Charts and diagrams as code:
↓

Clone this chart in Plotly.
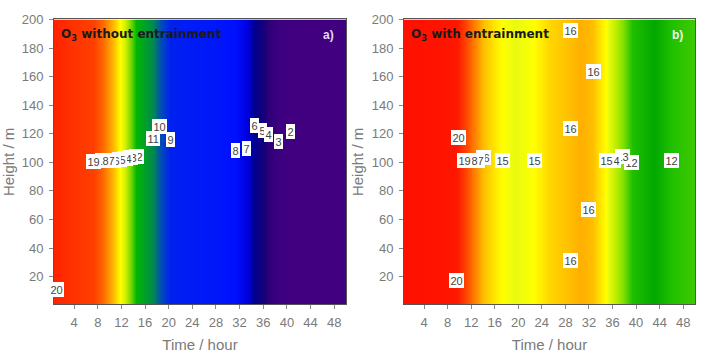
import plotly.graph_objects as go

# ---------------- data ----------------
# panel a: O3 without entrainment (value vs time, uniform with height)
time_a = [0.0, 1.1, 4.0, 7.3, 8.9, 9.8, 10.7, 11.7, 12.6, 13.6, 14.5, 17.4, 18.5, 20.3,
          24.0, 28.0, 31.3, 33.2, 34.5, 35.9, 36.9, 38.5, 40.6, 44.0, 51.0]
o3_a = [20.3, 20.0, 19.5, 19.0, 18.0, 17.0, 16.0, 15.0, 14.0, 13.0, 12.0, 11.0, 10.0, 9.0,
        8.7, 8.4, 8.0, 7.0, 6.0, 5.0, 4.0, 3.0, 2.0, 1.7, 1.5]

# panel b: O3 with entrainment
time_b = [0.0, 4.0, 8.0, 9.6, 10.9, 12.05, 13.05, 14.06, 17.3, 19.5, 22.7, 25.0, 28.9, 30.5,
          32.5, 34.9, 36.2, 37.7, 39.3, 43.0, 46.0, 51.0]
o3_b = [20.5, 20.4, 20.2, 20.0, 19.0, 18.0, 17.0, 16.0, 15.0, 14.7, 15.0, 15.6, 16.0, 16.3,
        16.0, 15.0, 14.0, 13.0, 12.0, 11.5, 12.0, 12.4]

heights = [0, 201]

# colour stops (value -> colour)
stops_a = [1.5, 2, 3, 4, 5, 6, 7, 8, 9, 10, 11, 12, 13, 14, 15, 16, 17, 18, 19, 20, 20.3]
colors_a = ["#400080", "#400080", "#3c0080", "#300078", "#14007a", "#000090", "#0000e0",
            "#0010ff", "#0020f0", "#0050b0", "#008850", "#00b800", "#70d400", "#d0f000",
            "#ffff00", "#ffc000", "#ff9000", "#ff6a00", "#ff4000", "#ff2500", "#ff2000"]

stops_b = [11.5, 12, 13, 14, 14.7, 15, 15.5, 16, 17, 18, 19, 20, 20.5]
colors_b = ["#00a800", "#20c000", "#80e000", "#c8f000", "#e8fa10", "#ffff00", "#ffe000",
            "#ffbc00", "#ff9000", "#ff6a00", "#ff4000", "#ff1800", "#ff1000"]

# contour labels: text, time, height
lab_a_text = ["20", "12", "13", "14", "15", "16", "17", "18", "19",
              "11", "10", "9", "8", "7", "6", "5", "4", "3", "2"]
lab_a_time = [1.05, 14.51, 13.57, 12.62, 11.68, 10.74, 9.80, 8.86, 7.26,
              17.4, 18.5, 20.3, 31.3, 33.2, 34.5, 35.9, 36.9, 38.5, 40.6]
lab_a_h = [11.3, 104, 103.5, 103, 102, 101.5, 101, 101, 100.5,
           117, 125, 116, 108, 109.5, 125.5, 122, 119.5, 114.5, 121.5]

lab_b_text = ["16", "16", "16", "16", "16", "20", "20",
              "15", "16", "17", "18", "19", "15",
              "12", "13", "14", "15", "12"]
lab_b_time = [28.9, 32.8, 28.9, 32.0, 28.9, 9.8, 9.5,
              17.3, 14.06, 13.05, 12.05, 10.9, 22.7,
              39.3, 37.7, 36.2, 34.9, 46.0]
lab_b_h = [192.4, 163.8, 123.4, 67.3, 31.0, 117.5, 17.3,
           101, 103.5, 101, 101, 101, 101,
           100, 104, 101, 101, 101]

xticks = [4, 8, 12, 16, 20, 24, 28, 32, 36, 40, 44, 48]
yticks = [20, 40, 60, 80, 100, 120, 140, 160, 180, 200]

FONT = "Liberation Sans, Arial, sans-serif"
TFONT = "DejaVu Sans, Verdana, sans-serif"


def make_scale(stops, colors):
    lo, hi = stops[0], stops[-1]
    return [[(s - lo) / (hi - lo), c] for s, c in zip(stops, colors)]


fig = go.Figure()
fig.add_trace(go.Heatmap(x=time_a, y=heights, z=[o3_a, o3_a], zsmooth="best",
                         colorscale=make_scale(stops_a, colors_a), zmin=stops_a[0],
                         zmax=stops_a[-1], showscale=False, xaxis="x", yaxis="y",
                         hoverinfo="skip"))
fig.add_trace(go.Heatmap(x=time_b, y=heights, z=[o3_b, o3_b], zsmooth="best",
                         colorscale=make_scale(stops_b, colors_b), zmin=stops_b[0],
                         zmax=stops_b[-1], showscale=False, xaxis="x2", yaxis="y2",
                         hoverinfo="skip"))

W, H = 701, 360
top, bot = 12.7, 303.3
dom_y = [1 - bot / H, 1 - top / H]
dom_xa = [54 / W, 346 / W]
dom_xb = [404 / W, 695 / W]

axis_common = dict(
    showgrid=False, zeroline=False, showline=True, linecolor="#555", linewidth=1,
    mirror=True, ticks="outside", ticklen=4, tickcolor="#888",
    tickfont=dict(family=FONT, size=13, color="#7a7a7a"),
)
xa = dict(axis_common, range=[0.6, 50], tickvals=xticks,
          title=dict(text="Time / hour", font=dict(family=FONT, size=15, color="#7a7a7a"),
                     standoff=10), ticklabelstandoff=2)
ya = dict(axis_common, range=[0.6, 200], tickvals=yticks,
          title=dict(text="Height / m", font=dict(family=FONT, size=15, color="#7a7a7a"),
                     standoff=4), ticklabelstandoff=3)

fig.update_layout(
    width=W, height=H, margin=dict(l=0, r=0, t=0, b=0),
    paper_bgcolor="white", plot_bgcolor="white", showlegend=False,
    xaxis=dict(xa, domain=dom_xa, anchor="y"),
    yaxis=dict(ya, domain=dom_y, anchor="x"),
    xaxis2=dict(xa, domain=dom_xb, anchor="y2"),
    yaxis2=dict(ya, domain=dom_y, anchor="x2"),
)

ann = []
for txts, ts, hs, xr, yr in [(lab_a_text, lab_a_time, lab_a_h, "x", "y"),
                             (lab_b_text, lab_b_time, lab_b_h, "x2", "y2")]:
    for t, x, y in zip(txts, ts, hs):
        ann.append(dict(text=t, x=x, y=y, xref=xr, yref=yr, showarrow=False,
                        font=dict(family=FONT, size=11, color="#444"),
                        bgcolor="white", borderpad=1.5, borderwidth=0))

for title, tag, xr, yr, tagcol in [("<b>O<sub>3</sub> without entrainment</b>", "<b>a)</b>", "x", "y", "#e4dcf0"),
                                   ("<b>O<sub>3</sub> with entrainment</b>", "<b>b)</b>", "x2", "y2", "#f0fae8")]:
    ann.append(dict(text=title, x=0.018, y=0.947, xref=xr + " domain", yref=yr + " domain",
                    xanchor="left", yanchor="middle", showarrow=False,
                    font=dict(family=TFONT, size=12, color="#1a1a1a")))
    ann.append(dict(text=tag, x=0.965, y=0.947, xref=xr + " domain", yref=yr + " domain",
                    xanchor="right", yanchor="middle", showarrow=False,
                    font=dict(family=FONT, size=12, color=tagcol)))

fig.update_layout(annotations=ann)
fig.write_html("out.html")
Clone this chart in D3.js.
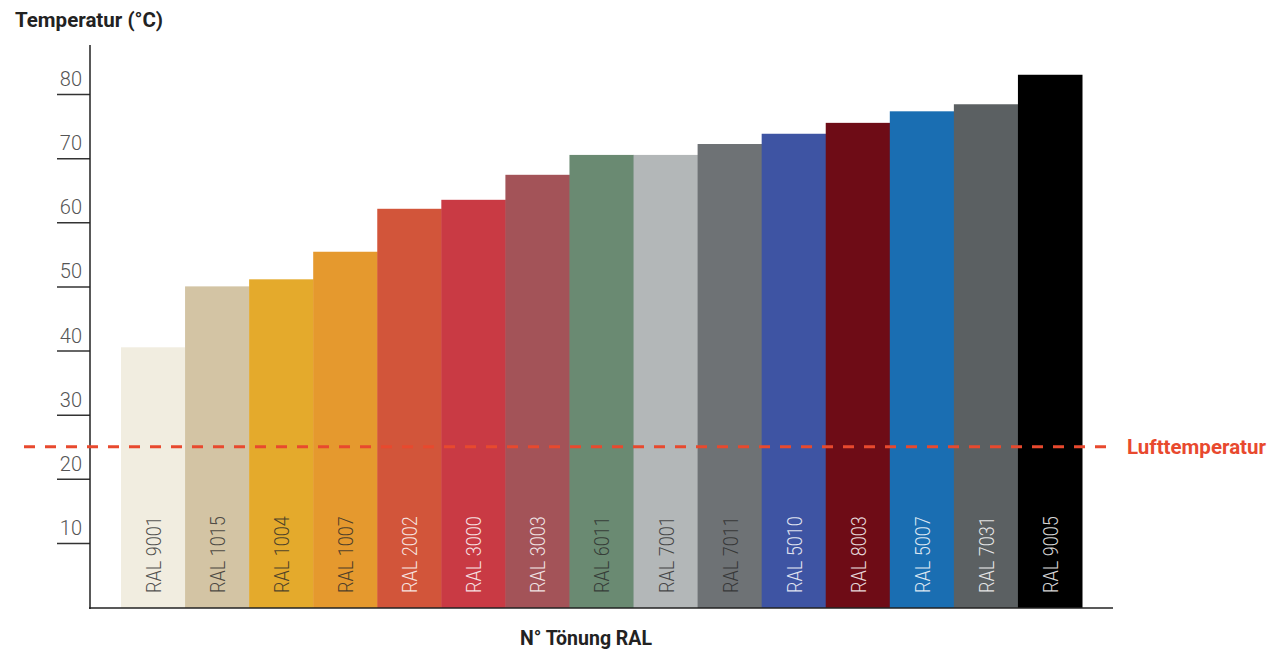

↑

WHAT THE TASK ASKS: Write out exactly the lines between the start of the data and the line with "import plotly.graph_objects as go", including both, but none of the pictures.

COMPLETE RESPONSE:
Clone this chart in Plotly.
import plotly.graph_objects as go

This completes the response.